L’utilisation de la simulation est au coeur du fonctionnement des systèmes à risques. Comme l’a souligné Scott Sagan dans son analyse de l’approche HRO : « Because of the organizational and social costs of accidents with such hazardous technologies are so high, however, a second organizational learning strategy – improving procedures through simulations and imagination of trials and errors – is often used » (Scott D. Sagan, Limits of Safety, Princeton University Press, 1995, p. 26).
La simulation est utilisée sous différentes formes et à différentes étapes de la vie d’une installation. À la conception, les codes de simulation permettent de s’affranchir d’essais d’expérimentations coûteuses.
L’utilisation de maquettes et de prototypes permet de valider les choix de conception en intégrant toutes les dimensions du système (technologique, humaine et organisationnelle). L’usage de la simulation est tout particulièrement important pour les dimensions humaines et organisationnelles. Pendant l’exploitation, la formation sur simulateur est d’autant plus incontournable que le système devient de plus en plus sûr et que les occasions d’apprentissage deviennent plus rares pour les opérateurs qui ne sont plus confrontés à des presque-accidents (near-misses). Les centres de formation d’EDF disposent de simulateurs pleine échelle de salle de commande ainsi que de simulateurs de composants particuliers, comme des vannes de haute technologie, afin de permettre aux techniciens d’apprendre par exemple les opérations de maintenance sur cesmatériels. Mais les simulations ne se résument pas à l’usage des simulateurs reproduisant une salle de commande ou une partie de l’installation. Aujourd’hui EDF développe des applications de réalité virtuelle afin de familiariser les opérateurs à des opérations difficiles en leur évitant d’affronter inutilement des environnements hostiles comme par exemple les ambiances radioactives. Des simulations 3D permettent d’anticiper les problèmes de colisage à l’intérieur de l’enceinte. Une forme de simulation particulière consiste à faire « semblant » d’utiliser l’installation réelle : il s’agit d’exercices à blanc où l’on demande à l’opérateur de faire comme s’il exécutait une procédure ou une manoeuvre tout en la commentant oralement ou par écrit. Ces exercices à blanc sont souvent utilisés comme formation ou pour valider des modifications de l’installation.

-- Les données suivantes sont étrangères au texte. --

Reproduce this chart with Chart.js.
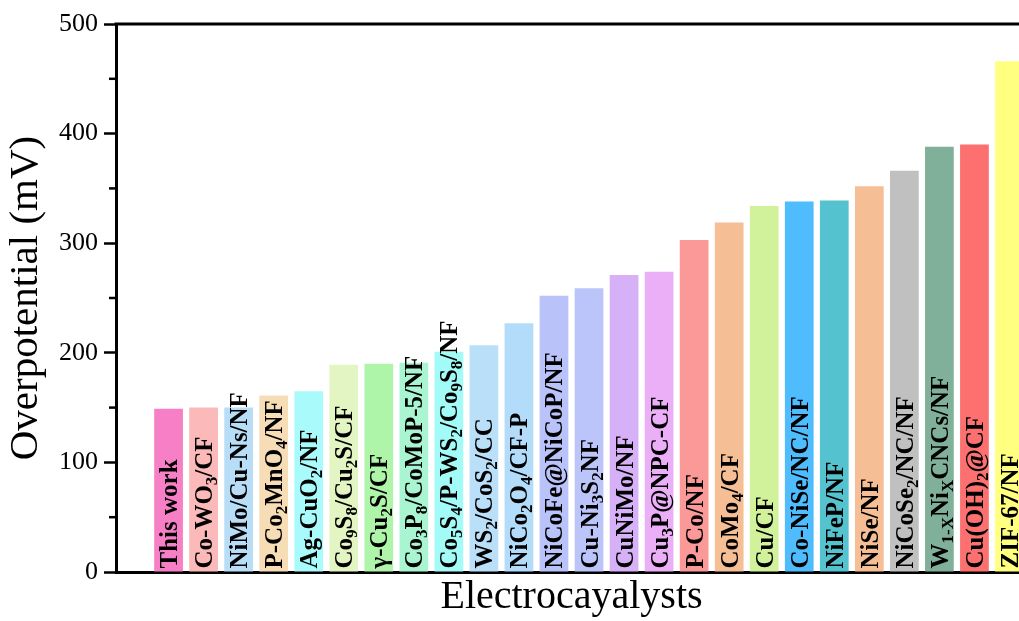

L’usage de la simulation est tout particulièrement important pour les dimensions humaines et organisationnelles liées au pilotage des réacteurs. Quatre domaines de simulation peuvent être distingués. Le plus important est la formation. Cette utilisation qui devient de plus en plus intensive a conduit EDF à réaliser des investissements très importants en dotant chacun de ses dix-neuf sites d’un simulateur pleine échelle.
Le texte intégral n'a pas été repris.